Practical Lessons from Predicting Clicks on Ads at Facebook
08 Mar 2021Introduction
-
The paper describes several design choices for developing a model for predicting user response (clicks) on ads.
Experimental Setup
-
The model is trained/evaluated on offline data.
-
Evaluation metrics:
-
Normalized Cross-Entropy (or Normalized Entropy, NE)
-
Defined as the predictive log-loss per impression, divided by the entropy of the background CTR (click-through rate).
-
Background CTR is the average empirical CTR of the training data.
-
Lower normalized cross-entropy is better.
-
The normalization term is important to make the metric insensitive to the background CTR. Otherwise, the log loss can easily be made low when background CTR is close to 0 or 1.
-
NE can also be written as $RIG - 1$, where $RIG$ is the Relative Information Gain.
-
-
Calibration
- Ratio of average estimated CTR and empirical CTR.
-
Area-Under-ROC (AUC) is a good metric for measuring ranking quality (among ads).

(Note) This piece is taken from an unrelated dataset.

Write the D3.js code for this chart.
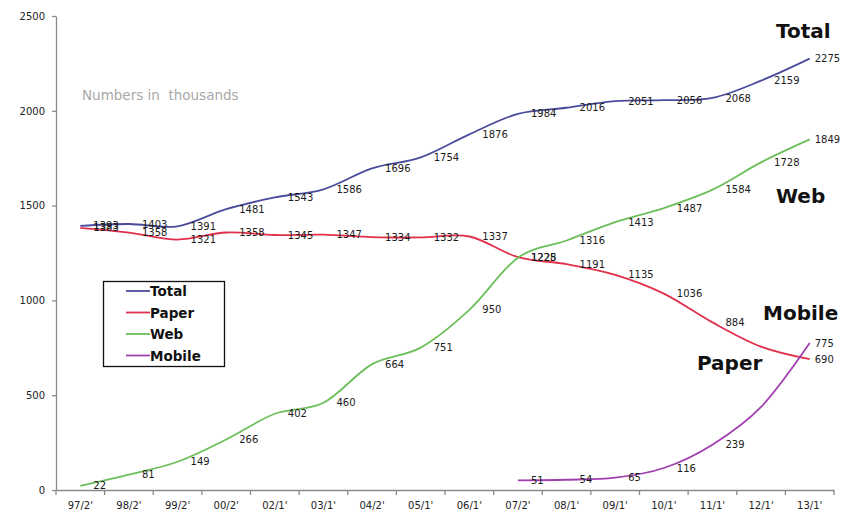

However, it is not used as a metric to avoid over-delivery or under-delivery of ads.
-
Implementation Details
-
Feature Transformation
-
A given add impression, $e$, is transformed into a $n-$dimensional vector, $x$, where the $i^{th}$ index denotes the value of the $i^{th}$ categorical feature.
-
Continous features are binned, and the bin index is used as a categorical feature, thus applying a non-linear transformation to the features.
-
Categorical features that are tuple-like (i.e., have a tuple of values) can be converted into new categorical features by taking a cartesian product.
-
Boosted decision trees can be used to implement the previous two transformations in one go.
-
Each tree is used as a categorical feature that takes the value of the index of the leaf node than an ad maps to.
-
The paper used the Gradient Boosting Machine with the $L_2-$TreeBoost algorithm.
-
Using the tree feature transformation improves the Normalized Cross-Entropy by $3.4\%$.
-
-
-
Model
-
Logistic Regression (LR) or Bayesian online learning scheme for probit regression (BOPR) algorithms are used for training a linear classifier model.
-
While both LR and BOPR models provide similar performance, the LR model is half the BOPR model’s size and faster for performing training/inference.
-
Role of Data Freshness
-
When a model is trained on the data from a particular day and evaluated on data from the subsequent days, the model’s performance degrades as the delay between training and test set increases.
-
This highlights the importance of the freshness of the training data.
-
One straightforward approach can be to train the model every day.
-
Alternatively, the linear classifier can be trained using online learning, while the boosted decision tree can still be trained daily.
-
Different choices for setting the learning rate (for online training of linear classifier) are compared, and the per-coordinate learning rate is found to perform best in practice.
Generating Real-Time Training Data
-
An “online joiner” system is used to generate real-time training data for the linear classifier.
-
The challenging part is, while there are data points with a “positive” label (i.e., the user clicked on the ad), there are no datapoints with a “negative” label (since there is no “no-click” button that the user can click).
-
An impression is considered to have the “no-click” label if the user does not click on the ad within a (long) time window of seeing the ad.
-
Too short a time window could mislabel some impressions, while too long a time window will delay the real-time training data.
-
The online joiner performs a distributed stream-to-stream join on the stream of ad impressions and stream of ad clicks using a HashQueue.
-
A HashQueue:
-
comprises of a First-In-First-Out queue as a buffer window and a hash map for fast random access to label impressions.
-
supports three operations on key-value pairs: enqueue, dequeue, and lookup.
-
Memory and Latency
-
Increasing the number of boosting trees shows diminishing returns, and most of the improvements come from the first 500 trees.
-
Top 10 features account for half of the total feature importance, while the last 300 features add less than 1% feature importance.
-
Features in the boosting model can be broadly classified as contextual or historical.
-
Historical feature provides much more explanatory power than the contextual features through contextual features are helpful to handle the cold start problem.
-
Models trained with just the contextual features rely more heavily on data freshness than models trained with just the historical features.
-
Uniform subsampling and negative downsampling techniques are used to limit the amount of training data.
-
In the case of negative downsampling, the model needs to be re-calibrated as well.